== DATA SHOWN ==
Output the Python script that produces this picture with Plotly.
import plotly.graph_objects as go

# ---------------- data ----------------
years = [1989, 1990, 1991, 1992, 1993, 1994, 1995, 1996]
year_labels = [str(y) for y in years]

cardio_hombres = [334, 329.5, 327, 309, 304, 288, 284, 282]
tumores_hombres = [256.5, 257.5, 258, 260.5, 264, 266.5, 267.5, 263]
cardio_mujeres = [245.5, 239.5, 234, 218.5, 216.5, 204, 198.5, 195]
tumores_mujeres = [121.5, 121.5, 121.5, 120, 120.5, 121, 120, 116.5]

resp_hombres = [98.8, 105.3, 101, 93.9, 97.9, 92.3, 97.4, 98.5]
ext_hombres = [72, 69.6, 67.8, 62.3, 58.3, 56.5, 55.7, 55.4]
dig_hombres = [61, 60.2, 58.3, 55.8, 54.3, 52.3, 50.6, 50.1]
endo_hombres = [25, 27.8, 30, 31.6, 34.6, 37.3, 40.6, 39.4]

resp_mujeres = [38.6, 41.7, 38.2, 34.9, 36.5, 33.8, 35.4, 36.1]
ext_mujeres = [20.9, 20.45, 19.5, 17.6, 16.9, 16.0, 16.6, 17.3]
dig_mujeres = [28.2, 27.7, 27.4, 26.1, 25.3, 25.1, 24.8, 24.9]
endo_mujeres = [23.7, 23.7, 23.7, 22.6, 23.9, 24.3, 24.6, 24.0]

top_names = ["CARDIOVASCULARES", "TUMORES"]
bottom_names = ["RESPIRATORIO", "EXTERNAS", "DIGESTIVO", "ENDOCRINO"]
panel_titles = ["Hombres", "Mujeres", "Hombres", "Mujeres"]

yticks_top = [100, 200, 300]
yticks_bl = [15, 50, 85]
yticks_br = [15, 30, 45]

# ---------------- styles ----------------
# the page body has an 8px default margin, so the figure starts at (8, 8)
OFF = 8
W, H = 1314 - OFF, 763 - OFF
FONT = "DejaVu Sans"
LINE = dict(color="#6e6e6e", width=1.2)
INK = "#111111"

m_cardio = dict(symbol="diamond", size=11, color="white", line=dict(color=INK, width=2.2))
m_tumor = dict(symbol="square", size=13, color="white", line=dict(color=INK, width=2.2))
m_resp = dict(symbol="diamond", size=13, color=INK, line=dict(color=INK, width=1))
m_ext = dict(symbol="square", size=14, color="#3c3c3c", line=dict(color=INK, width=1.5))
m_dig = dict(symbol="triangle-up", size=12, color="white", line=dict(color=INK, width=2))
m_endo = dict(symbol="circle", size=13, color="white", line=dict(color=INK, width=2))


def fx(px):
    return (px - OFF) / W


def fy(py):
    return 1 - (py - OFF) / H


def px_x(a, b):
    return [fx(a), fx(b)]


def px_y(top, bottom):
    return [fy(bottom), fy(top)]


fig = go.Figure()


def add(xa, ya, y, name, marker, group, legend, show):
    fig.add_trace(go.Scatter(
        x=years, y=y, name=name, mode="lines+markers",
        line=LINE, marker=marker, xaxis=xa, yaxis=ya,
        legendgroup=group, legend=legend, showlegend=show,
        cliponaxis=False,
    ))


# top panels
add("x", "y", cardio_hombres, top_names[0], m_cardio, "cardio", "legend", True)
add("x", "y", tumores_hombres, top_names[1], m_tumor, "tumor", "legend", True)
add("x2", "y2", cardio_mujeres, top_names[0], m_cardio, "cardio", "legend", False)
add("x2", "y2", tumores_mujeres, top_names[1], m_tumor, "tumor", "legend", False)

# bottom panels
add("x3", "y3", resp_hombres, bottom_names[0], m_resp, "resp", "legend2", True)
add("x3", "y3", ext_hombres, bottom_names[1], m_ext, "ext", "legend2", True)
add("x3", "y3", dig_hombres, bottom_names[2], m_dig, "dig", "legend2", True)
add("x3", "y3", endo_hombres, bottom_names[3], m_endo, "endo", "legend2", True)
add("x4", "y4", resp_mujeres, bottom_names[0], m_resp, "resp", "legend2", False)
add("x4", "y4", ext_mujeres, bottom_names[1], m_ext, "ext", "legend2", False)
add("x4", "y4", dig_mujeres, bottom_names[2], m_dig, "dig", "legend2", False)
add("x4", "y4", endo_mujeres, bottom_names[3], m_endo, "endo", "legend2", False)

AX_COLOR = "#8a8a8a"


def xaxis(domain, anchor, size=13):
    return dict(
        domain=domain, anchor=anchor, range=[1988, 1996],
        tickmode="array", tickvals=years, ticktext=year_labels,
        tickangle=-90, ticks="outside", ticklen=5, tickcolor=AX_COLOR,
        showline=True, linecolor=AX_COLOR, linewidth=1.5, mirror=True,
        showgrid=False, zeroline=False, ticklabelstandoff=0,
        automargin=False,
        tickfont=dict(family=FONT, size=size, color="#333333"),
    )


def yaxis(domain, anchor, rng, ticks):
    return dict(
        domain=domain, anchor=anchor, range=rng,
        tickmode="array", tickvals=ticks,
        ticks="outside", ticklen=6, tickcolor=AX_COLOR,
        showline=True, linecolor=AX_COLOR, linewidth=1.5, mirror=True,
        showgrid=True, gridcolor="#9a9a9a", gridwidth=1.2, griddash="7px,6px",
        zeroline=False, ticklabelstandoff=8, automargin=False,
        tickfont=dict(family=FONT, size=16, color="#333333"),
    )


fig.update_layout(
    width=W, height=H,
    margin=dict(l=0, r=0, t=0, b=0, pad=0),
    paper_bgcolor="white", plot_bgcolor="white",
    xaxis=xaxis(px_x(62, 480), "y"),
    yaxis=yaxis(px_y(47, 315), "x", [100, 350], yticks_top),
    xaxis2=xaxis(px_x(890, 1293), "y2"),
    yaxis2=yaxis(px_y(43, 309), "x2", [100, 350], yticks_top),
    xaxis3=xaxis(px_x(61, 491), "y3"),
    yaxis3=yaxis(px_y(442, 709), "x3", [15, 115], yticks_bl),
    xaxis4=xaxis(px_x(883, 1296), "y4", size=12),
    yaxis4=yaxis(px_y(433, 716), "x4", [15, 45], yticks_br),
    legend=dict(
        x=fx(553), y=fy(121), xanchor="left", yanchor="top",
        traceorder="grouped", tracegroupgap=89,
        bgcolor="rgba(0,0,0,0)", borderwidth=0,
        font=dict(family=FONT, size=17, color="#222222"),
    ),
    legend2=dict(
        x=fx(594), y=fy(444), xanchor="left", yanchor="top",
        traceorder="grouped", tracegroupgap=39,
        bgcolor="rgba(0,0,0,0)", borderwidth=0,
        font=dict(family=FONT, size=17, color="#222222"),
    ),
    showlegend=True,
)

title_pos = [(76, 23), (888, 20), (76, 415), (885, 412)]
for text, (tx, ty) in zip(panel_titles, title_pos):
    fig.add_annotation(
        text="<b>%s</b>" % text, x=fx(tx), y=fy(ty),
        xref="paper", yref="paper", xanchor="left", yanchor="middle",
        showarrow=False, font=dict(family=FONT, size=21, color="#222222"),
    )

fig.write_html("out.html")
===
== DATA SHOWN ==
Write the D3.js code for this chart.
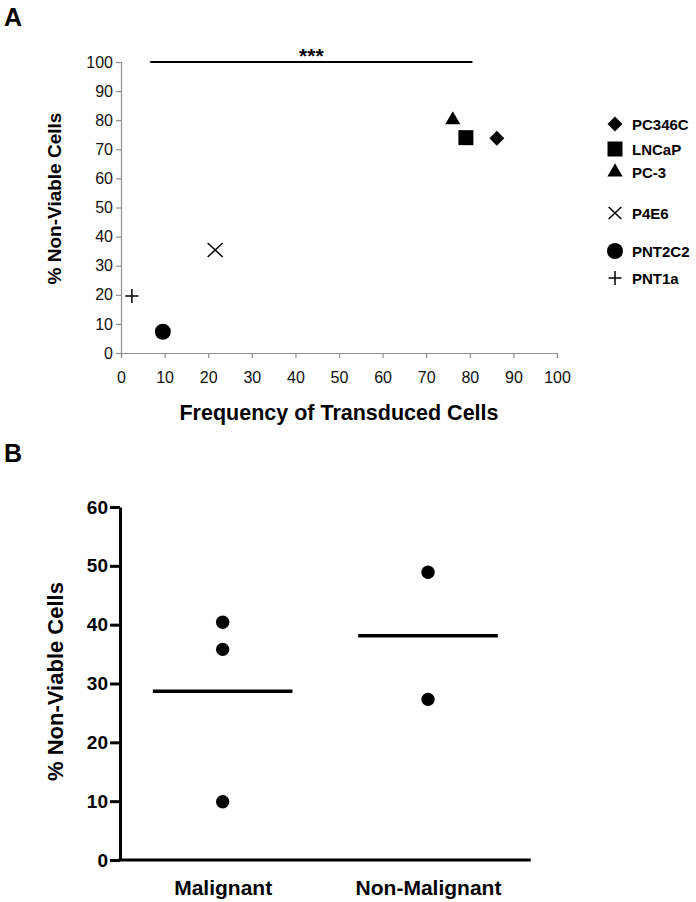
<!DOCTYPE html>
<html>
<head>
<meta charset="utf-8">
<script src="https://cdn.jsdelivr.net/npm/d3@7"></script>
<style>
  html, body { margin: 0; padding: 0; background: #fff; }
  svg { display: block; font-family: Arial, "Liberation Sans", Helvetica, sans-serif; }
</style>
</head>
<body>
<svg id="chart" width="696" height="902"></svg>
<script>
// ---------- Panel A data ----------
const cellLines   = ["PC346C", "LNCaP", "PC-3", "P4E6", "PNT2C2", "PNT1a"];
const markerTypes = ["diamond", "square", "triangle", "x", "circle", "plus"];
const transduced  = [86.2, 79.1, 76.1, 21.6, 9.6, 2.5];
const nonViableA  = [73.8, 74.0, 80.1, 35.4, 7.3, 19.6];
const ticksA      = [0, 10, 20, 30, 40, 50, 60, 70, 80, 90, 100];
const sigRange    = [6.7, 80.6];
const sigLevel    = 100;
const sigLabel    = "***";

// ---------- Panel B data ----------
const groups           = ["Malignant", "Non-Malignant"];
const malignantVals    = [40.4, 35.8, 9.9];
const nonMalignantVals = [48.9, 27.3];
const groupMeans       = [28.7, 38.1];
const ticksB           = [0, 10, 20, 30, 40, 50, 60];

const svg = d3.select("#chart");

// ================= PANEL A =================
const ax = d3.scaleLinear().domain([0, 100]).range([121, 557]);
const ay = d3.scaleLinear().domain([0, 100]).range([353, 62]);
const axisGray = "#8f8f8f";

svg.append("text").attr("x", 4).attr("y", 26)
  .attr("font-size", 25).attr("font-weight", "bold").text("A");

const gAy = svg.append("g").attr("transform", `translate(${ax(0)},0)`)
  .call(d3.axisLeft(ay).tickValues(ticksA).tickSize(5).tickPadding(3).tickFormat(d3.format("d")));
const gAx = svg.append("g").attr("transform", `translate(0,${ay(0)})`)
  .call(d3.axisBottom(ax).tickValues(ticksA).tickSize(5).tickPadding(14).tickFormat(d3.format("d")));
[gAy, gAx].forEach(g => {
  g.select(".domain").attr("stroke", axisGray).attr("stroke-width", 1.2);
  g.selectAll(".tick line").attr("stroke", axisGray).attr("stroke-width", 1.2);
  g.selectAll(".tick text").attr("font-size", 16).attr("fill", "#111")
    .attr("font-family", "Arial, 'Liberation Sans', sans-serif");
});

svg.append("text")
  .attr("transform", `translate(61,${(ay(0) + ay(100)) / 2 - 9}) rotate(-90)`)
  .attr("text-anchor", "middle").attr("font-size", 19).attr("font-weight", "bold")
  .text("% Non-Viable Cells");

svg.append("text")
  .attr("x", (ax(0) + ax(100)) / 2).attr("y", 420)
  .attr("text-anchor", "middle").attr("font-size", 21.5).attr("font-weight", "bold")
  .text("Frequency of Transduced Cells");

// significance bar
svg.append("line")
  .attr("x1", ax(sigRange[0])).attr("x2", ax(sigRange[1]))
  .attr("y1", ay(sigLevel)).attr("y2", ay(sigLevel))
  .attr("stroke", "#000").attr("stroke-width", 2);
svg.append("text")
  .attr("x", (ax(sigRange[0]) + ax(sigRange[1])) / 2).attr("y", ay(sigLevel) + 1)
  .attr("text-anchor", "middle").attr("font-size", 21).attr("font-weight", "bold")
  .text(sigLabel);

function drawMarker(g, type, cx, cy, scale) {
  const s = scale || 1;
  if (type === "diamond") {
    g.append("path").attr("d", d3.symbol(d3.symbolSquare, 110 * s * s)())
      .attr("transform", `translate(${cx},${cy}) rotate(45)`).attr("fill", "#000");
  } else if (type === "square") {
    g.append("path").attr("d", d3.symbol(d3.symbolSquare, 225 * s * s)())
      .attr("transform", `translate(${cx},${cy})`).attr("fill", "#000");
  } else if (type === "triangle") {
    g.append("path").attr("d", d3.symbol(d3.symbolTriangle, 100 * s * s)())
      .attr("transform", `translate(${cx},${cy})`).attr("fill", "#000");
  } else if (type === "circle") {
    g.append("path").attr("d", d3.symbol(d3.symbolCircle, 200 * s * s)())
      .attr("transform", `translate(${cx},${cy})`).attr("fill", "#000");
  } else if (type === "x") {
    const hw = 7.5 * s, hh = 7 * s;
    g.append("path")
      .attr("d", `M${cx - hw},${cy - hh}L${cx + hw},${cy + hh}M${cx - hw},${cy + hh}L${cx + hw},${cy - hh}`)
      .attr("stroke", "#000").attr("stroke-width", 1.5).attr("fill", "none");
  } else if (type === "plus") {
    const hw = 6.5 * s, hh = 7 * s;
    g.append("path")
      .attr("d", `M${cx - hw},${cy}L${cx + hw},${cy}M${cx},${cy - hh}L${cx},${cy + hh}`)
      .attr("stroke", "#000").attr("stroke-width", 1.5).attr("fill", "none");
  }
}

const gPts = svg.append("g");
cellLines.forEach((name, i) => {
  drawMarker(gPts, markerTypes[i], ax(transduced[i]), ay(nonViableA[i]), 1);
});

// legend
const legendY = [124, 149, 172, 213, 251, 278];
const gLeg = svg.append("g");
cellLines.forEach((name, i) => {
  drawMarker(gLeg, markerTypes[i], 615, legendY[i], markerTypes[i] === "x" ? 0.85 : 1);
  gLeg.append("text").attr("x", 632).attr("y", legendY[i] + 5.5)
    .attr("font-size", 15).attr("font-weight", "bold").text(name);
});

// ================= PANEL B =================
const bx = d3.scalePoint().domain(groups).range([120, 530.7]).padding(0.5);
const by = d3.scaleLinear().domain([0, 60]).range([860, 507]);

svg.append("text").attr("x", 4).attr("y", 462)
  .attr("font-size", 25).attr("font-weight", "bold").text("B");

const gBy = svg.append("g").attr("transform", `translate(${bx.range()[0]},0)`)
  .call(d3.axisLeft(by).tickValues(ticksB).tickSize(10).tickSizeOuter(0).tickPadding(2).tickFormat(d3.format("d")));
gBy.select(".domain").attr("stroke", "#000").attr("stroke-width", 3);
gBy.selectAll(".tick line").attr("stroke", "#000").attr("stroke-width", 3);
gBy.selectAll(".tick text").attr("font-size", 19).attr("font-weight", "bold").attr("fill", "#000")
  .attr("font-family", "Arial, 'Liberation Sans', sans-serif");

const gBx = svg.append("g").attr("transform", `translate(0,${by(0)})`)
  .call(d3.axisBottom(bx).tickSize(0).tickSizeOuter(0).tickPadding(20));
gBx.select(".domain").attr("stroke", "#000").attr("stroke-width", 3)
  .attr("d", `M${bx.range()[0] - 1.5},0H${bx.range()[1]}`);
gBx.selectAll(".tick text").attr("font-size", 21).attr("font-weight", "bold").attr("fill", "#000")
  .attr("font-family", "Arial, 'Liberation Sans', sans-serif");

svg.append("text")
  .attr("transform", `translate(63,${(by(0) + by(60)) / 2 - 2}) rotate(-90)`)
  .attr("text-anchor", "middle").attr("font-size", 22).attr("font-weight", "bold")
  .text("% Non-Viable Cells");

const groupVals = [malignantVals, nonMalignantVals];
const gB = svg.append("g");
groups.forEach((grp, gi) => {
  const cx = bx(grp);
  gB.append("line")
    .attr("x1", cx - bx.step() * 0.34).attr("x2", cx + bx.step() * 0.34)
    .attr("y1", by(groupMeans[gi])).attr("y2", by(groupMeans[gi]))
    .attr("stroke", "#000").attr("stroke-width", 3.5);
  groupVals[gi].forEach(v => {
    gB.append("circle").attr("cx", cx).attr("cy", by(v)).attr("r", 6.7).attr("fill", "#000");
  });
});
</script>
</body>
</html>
===
== DATA SHOWN ==
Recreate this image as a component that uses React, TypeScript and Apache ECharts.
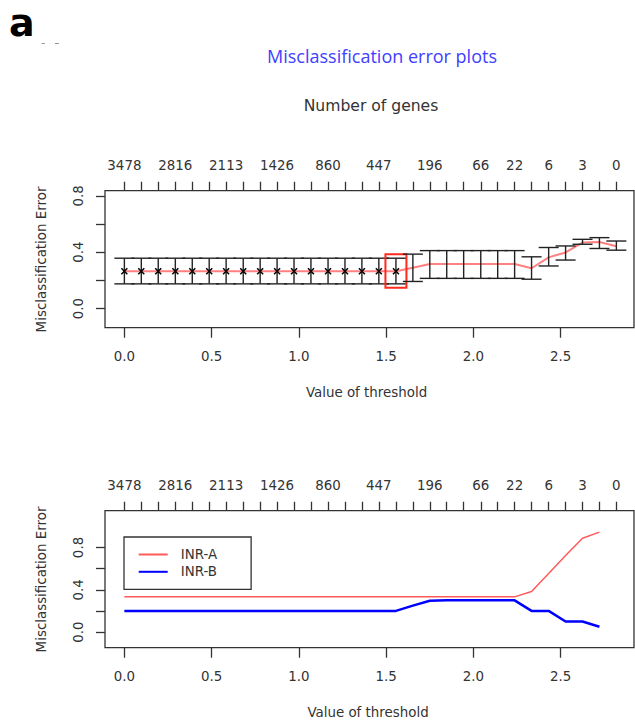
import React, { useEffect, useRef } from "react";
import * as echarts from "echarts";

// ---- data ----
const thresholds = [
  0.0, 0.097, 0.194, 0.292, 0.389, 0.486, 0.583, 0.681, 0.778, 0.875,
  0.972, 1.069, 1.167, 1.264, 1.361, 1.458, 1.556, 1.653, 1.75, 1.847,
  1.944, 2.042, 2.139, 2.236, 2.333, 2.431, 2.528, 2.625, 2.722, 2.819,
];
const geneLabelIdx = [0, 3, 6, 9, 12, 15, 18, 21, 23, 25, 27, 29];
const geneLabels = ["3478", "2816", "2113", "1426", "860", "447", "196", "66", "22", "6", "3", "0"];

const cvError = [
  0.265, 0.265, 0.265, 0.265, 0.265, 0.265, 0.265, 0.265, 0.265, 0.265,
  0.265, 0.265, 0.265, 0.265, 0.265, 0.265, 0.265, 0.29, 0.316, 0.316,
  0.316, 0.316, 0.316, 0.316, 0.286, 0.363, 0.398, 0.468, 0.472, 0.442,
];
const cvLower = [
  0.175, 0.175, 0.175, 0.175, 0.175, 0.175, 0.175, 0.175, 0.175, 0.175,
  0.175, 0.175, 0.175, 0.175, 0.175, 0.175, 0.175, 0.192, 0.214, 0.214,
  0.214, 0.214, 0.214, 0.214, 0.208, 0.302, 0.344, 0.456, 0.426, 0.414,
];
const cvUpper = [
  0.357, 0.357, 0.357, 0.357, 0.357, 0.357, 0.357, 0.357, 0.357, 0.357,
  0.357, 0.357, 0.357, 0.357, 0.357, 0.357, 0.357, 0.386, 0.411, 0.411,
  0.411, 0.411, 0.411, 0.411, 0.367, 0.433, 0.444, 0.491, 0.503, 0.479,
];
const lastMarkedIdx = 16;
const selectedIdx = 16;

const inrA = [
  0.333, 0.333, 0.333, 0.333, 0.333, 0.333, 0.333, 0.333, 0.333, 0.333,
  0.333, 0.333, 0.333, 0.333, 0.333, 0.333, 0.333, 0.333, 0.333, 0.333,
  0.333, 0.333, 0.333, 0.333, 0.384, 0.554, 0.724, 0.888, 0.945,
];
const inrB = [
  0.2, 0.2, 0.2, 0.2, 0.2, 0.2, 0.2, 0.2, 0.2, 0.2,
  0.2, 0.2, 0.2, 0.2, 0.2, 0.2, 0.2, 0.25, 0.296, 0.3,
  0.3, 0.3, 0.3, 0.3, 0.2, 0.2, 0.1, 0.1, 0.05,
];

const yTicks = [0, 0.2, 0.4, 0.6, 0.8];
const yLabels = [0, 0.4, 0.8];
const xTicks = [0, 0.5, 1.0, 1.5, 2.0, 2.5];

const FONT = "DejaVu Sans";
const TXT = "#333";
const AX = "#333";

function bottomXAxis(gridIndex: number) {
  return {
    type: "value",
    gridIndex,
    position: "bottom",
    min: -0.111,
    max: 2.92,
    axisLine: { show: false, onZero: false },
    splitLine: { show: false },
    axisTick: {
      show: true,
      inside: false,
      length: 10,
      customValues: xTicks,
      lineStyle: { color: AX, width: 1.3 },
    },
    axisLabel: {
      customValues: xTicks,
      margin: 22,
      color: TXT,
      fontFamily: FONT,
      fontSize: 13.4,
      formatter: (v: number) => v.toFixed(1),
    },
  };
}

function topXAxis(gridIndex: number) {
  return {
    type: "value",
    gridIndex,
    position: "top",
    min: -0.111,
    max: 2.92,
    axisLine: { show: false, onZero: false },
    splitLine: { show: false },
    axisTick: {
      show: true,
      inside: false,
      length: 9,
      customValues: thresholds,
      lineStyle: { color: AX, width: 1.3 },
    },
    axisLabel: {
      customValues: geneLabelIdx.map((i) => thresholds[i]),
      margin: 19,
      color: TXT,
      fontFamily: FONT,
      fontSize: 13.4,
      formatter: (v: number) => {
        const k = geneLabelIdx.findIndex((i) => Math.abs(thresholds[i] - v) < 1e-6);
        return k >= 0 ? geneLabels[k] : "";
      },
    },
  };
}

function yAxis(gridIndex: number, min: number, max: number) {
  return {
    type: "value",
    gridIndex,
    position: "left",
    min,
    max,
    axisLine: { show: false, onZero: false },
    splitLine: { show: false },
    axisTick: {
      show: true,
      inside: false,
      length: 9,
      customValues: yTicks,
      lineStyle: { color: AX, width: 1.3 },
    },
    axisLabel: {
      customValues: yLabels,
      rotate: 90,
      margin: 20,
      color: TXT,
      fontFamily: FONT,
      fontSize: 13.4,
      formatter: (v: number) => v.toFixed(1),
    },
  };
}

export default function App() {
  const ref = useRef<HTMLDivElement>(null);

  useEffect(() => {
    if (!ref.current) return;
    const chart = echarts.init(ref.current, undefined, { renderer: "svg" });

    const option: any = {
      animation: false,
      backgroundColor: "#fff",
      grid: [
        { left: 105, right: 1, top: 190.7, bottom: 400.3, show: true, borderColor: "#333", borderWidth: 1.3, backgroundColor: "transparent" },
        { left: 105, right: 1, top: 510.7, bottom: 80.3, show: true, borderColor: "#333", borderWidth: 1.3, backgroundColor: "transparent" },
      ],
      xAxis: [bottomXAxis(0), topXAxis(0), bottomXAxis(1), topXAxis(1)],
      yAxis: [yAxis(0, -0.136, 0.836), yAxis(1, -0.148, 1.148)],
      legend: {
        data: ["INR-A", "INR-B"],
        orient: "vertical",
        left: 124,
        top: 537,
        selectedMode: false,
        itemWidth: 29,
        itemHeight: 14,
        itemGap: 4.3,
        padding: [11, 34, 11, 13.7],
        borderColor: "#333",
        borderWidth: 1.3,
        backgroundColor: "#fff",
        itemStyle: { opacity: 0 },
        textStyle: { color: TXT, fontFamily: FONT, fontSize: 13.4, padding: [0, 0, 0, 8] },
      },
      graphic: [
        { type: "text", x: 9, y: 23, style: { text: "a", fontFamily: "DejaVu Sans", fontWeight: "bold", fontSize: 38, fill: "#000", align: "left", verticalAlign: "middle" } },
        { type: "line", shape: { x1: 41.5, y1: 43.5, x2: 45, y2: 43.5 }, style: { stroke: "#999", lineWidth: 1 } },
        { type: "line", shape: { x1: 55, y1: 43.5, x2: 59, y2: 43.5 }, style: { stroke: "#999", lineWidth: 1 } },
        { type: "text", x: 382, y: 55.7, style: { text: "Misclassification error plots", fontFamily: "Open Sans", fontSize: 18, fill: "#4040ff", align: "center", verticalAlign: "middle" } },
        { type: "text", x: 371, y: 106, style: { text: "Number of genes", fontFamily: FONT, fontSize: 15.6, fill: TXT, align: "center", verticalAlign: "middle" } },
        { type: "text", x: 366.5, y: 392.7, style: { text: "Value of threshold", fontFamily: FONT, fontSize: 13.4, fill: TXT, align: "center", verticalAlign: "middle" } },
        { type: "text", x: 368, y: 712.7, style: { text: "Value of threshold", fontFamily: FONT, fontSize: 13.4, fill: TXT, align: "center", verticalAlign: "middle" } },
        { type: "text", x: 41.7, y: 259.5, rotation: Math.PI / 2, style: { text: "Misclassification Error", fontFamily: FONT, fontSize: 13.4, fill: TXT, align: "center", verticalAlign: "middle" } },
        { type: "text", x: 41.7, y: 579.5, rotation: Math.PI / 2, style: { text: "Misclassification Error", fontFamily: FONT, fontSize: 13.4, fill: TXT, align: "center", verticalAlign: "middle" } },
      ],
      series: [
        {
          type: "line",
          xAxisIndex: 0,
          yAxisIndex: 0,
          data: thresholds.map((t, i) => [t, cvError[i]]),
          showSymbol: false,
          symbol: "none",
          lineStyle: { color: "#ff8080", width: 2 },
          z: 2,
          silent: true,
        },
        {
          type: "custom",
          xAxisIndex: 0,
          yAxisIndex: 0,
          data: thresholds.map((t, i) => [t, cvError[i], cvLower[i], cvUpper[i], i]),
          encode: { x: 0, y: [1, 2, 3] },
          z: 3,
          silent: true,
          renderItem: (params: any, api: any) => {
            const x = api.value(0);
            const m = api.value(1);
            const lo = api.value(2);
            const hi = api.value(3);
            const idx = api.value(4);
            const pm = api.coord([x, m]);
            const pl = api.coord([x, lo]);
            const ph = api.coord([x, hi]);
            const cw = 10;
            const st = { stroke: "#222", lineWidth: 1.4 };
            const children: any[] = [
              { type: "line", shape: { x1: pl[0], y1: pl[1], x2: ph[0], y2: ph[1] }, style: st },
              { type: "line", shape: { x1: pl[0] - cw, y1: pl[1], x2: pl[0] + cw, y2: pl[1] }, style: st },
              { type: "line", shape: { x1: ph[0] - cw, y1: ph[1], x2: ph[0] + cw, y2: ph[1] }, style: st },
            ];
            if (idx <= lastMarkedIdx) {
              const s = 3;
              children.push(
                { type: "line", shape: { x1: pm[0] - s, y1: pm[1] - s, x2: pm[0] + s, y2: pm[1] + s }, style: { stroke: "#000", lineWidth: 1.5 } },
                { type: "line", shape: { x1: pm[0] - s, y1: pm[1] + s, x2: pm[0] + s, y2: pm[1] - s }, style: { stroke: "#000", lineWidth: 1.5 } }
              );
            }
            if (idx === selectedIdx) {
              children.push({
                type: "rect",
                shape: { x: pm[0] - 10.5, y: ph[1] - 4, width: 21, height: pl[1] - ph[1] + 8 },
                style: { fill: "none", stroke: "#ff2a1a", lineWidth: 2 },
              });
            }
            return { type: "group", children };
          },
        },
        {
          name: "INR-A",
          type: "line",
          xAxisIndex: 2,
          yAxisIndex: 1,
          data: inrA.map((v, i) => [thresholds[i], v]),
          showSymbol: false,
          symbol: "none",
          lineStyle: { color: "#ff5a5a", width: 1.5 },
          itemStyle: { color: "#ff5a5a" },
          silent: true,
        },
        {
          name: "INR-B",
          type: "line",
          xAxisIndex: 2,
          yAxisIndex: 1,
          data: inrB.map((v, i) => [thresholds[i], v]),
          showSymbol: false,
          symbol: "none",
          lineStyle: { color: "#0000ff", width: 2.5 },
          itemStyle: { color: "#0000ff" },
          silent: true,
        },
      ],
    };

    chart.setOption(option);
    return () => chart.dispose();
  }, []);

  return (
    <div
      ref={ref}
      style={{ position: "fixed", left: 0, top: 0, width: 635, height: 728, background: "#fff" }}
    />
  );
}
===
*WHAT TO DO:*
Copy the lines above exactly, starting at the one with "Recreate this image" and ending at the one with "import * as", both included. Leave out any pictures and add nothing else.

*TASK OUTPUT:*
Recreate this image as a component that uses React, TypeScript and Apache ECharts.
import React, { useEffect, useRef } from "react";
import * as echarts from "echarts";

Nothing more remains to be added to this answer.